Alerts

The Controller continuously monitors both clusters and workloads deployed on the managed clusters. When a critical issue with the cluster or the workload is detected, the Controller generates an "Alert".

Alerts are generated when observed events "persist" and are unable to resolve automatically after a number of retries. The entire history of "Alerts" is persisted on the Controller and a reverse chronological history is available to Org Admins on the Console.

Alert Lifecycle¶

All Alerts start life as "Open Alerts". When the underlying issue is resolved (automatically or manually) and the issue does not manifest anymore, the alert is automatically "Closed".

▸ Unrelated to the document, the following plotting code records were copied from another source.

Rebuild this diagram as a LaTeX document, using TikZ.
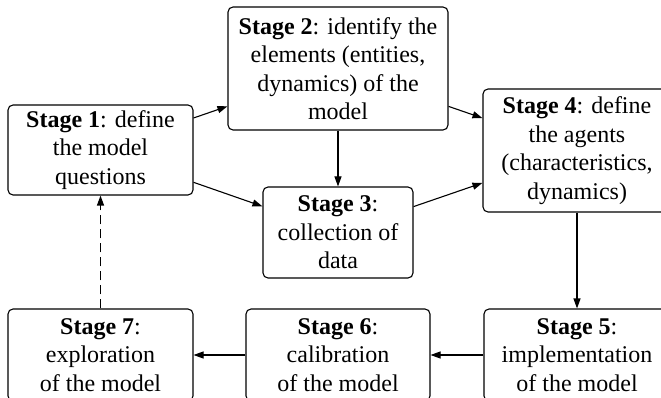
\documentclass[tikz,border=0pt]{standalone}
\usepackage{fontspec}
\setmainfont{Liberation Serif}
\newfontfamily\stagefont{Liberation Serif}
\usetikzlibrary{arrows.meta}
\begin{document}
\begin{tikzpicture}[x=1pt,y=-1pt,
  stagebox/.style={draw, line width=1.1pt, rounded corners=5pt, align=center,
    inner sep=1pt, font=\stagefont\fontsize{24}{28.5}\selectfont},
  arr/.style={line width=1.1pt, -{Triangle[length=10pt,width=7pt]}},
  dasharr/.style={arr, dash pattern=on 9pt off 5pt}]
  \clip (0,0) rectangle (661,398);

  % stage boxes (positions given by centre, size by minimum width/height)
  \node[stagebox, minimum width=185pt, minimum height=90pt]  (s1) at (100.5,150)
    {\textbf{Stage 1}: define\\the model\\questions};
  \node[stagebox, minimum width=220pt, minimum height=123pt] (s2) at (338,68.5)
    {\textbf{Stage 2}: identify the\\elements (entities,\\dynamics) of the\\model};
  \node[stagebox, minimum width=150pt, minimum height=91pt]  (s3) at (338,232.5)
    {\textbf{Stage 3}:\\collection of\\data};
  \node[stagebox, minimum width=188pt, minimum height=123pt] (s4) at (577,150.5)
    {\textbf{Stage 4}: define\\the agents\\(characteristics,\\dynamics)};
  \node[stagebox, minimum width=186pt, minimum height=92pt]  (s5) at (577,355)
    {\textbf{Stage 5}:\\implementation\\of the model};
  \node[stagebox, minimum width=184pt, minimum height=92pt]  (s6) at (338,355)
    {\textbf{Stage 6}:\\calibration\\of the model};
  \node[stagebox, minimum width=185pt, minimum height=92pt]  (s7) at (100.5,355)
    {\textbf{Stage 7}:\\exploration\\of the model};

  % workflow connectors
  \draw[arr] (s1) -- (s2);
  \draw[arr] (s1) -- (s3);
  \draw[arr] (s2) -- (s3);
  \draw[arr] (s2) -- (s4);
  \draw[arr] (s3) -- (s4);
  \draw[arr] (s4) -- (s5);
  \draw[arr] (s5) -- (s6);
  \draw[arr] (s6) -- (s7);
  \draw[dasharr] (s7) -- (s1);
\end{tikzpicture}
\end{document}
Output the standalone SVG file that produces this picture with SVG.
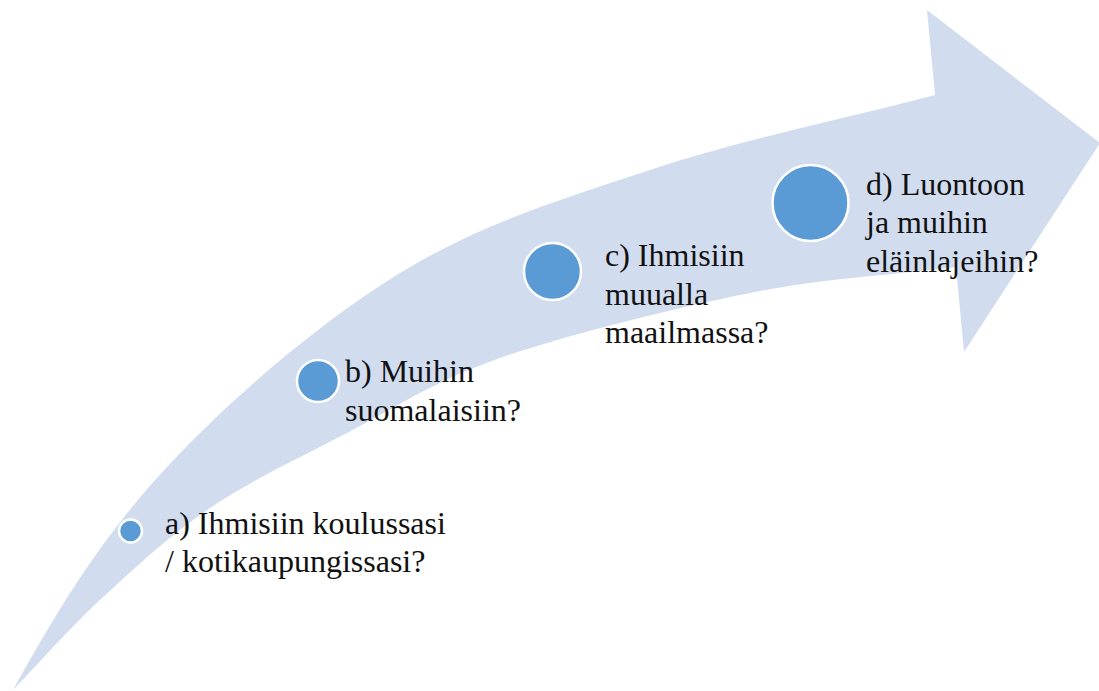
<svg xmlns="http://www.w3.org/2000/svg" width="1099" height="691" viewBox="0 0 1099 691">
  <style>
    .arrow { fill: #D1DDEF; stroke: none; }
    .dot { fill: #5B9BD5; stroke: #FFFFFF; stroke-width: 2.5; }
    .lbl { font-family: 'Liberation Serif', 'Times New Roman', serif; font-size: 32px; fill: #111111; }
  </style>
  <rect width="1099" height="691" fill="#FFFFFF"/>
  <g id="arrow">
    <path class="arrow" d="M13,690
      C61.6,602.7 102.5,536.5 167,467
      C231.5,397.5 319.5,322.5 400,273
      C480.5,223.5 560.8,199.7 650,170
      C739.2,140.3 840,120 935,95
      L927,10 L1100,143 L964,352 L956,267
      C887.3,275.7 826,277.8 750,293
      C674,308.2 567.2,334.7 500,358
      C432.8,381.3 395.3,408 347,433
      C298.7,458 251.2,480.2 210,508
      C168.8,535.8 132.8,569.7 100,600
      C67.2,630.3 42,660 13,690 Z"/>
  </g>
  <g id="connectors"></g>
  <g id="node-a">
    <circle class="dot" cx="130.5" cy="531" r="11.5"/>
    <text class="lbl" x="165" y="534">a) Ihmisiin koulussasi</text>
    <text class="lbl" x="165" y="572">/ kotikaupungissasi?</text>
  </g>
  <g id="node-b">
    <circle class="dot" cx="318" cy="381" r="21"/>
    <text class="lbl" x="345" y="382">b) Muihin</text>
    <text class="lbl" x="345" y="421">suomalaisiin?</text>
  </g>
  <g id="node-c">
    <circle class="dot" cx="552.5" cy="271.5" r="28.5"/>
    <text class="lbl" x="605" y="266">c) Ihmisiin</text>
    <text class="lbl" x="605" y="305">muualla</text>
    <text class="lbl" x="605" y="343">maailmassa?</text>
  </g>
  <g id="node-d">
    <circle class="dot" cx="810.5" cy="203" r="38"/>
    <text class="lbl" x="866" y="195">d) Luontoon</text>
    <text class="lbl" x="866" y="233">ja muihin</text>
    <text class="lbl" x="866" y="272">eläinlajeihin?</text>
  </g>
</svg>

Filters are provided to help sort and manage the alerts appropriately:

Project
Alerts Status (Open/Closed)
Type
Cluster
Severity
Time Range

For every alert, the following data is presented to the user:

Date: When the issue was first observed and therefore the alert was generated automatically
Duration: How long the issue has persisted
Type: See details below
Cluster: The cluster in which the issue was observed
Severity: How severe is this alert (Critical/Warning/Info)
Summary: Brief description of the issue
Description: Detailed description of the issue behind the alert

Alert Severity¶

All alerts have an associated Severity. A CRITICAL alert means the administrator needs to pay attention immediately to help address the underlying issue. A WARNING severity means there is an underlying issue that is trending poorly and will need attention quickly. An Info severity is mostly for Informational purposes only.

SLA¶

For application and ops teams, SLA can be a critical measure of their effectiveness. The "duration" of the alert provides an excellent indication of SLA. Issues should ideally be triaged and resolved ASAP in minutes.

Manage Notifications¶

You can configure which system alerts you want to receive and specify the email recipients for notifications.

Notifications¶

Under Notifications, you can enable or disable alerts for specific monitored objects. When enabled, notifications are triggered whenever relevant events occur in the environment.

Notification Type	Description	Default State
Cluster	Receive notifications related to overall cluster health and connectivity.	Enabled
Pod	Alerts for pod-related events such as failures, restarts, or unhealthy status.	Enabled
Node	Monitors node availability and performance metrics like CPU, memory, and status.	Enabled
PVC	Tracks Persistent Volume Claims for binding or capacity issues.	Enabled
Agent Health	Alerts when an agent loses connectivity or becomes unhealthy.	Enabled

Users can toggle the switch next to each notification type to enable or disable alerts as needed.

Recipient Emails¶

Under Recipient Emails, you can manage who receives these notifications.

Add or delete recipient email addresses using the Add and Delete (🗑️) icons.
Only valid email formats are accepted.
All listed recipients will receive email notifications for the enabled categories.

Actions:

Click Add to include a new email address.
Click the trash icon to remove an existing email.
Select Save to confirm your configuration.
Choose Cancel to discard changes.

Alerts Quick View¶

Cluster administrators are provided with a quick view of all open alerts associated with a cluster. In the Console, navigate to the cluster card to get a bird's eye view of open alerts.